From the line containing "Write a Python" through the line containing "import pandas as pd", retype each line exactly; include both end lines and nothing beyond them.

-- Start Materials provided --

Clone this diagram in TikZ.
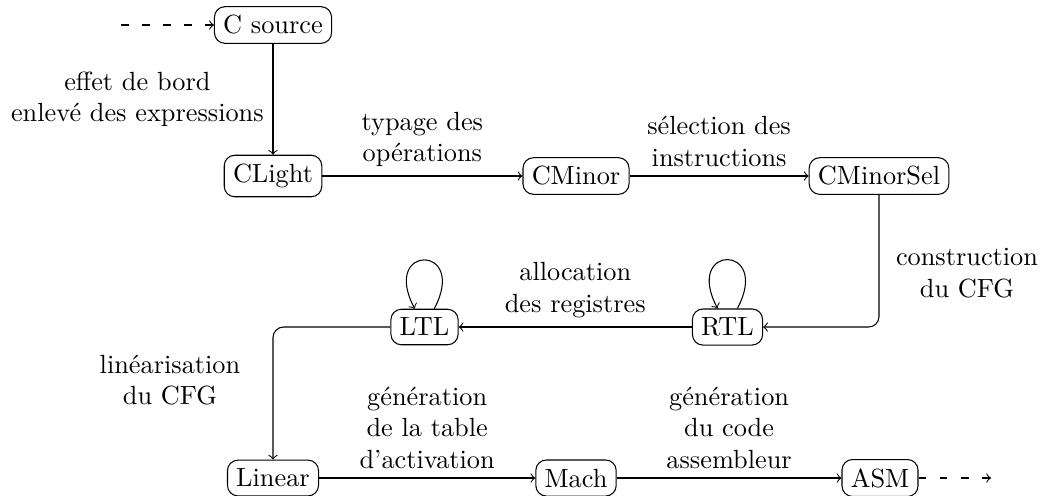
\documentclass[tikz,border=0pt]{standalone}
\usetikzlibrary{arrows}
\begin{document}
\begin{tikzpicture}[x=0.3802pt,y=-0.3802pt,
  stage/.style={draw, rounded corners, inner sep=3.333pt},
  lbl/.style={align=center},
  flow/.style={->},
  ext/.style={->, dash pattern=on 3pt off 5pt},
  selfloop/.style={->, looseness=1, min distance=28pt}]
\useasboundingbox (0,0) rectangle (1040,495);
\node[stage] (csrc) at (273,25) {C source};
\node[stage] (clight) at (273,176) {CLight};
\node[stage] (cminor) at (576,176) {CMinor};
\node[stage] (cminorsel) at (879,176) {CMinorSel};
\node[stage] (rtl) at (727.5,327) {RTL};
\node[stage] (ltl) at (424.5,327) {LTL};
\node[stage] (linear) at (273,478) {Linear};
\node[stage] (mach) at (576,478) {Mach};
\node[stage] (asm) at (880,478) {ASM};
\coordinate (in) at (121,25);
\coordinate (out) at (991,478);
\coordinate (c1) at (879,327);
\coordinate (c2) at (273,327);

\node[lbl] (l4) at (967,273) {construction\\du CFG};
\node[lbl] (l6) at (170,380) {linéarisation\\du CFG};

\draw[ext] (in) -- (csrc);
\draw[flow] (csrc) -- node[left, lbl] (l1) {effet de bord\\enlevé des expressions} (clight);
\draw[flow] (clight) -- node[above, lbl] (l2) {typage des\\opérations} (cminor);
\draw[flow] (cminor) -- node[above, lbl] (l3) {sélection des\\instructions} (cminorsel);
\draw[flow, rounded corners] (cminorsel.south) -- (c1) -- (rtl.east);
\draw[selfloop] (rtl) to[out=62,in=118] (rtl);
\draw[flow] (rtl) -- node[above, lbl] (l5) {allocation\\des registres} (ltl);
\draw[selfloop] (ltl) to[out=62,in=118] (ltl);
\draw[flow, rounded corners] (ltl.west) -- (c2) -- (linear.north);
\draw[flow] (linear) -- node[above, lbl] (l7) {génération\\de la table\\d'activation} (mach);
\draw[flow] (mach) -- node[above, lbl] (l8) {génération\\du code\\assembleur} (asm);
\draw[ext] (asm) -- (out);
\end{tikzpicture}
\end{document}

-- End Materials provided --
-- Start Materials provided --

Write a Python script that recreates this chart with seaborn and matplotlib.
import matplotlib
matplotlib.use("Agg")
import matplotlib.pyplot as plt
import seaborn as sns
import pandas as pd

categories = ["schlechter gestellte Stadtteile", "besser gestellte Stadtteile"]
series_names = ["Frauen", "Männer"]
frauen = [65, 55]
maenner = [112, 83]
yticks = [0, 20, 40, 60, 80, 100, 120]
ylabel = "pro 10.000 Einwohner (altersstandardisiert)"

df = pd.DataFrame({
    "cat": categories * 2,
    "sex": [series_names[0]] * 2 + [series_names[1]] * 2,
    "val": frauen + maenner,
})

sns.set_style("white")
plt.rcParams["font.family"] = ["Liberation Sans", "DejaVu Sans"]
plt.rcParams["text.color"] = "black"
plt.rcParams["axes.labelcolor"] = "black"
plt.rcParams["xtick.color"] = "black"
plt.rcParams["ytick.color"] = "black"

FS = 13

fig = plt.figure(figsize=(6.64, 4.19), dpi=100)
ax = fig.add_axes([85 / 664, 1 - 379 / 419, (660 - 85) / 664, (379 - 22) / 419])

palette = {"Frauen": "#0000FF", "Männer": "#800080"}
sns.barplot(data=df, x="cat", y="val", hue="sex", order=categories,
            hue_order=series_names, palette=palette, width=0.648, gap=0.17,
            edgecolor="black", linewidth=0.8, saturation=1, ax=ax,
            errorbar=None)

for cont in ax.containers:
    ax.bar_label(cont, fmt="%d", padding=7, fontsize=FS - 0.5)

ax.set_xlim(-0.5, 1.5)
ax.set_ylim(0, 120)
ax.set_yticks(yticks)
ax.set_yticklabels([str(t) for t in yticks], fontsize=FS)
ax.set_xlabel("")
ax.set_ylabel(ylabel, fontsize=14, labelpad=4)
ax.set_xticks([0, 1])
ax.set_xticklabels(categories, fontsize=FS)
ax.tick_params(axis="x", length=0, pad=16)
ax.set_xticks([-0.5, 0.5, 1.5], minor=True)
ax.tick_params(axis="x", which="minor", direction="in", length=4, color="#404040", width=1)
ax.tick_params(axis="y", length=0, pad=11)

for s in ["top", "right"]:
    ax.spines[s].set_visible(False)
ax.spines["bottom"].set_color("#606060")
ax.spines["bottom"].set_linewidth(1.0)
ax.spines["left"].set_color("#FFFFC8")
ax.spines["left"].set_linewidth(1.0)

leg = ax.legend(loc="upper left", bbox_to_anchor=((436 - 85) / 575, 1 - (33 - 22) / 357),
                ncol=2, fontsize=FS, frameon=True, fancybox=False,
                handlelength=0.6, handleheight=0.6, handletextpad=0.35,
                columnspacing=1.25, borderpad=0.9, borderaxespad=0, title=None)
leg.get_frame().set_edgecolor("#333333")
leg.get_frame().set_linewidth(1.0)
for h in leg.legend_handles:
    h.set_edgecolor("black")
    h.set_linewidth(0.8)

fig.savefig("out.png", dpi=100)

-- End Materials provided --

(Answer to this problem)
Write a Python script that recreates this chart with seaborn and matplotlib.
import matplotlib
matplotlib.use("Agg")
import matplotlib.pyplot as plt
import seaborn as sns
import pandas as pd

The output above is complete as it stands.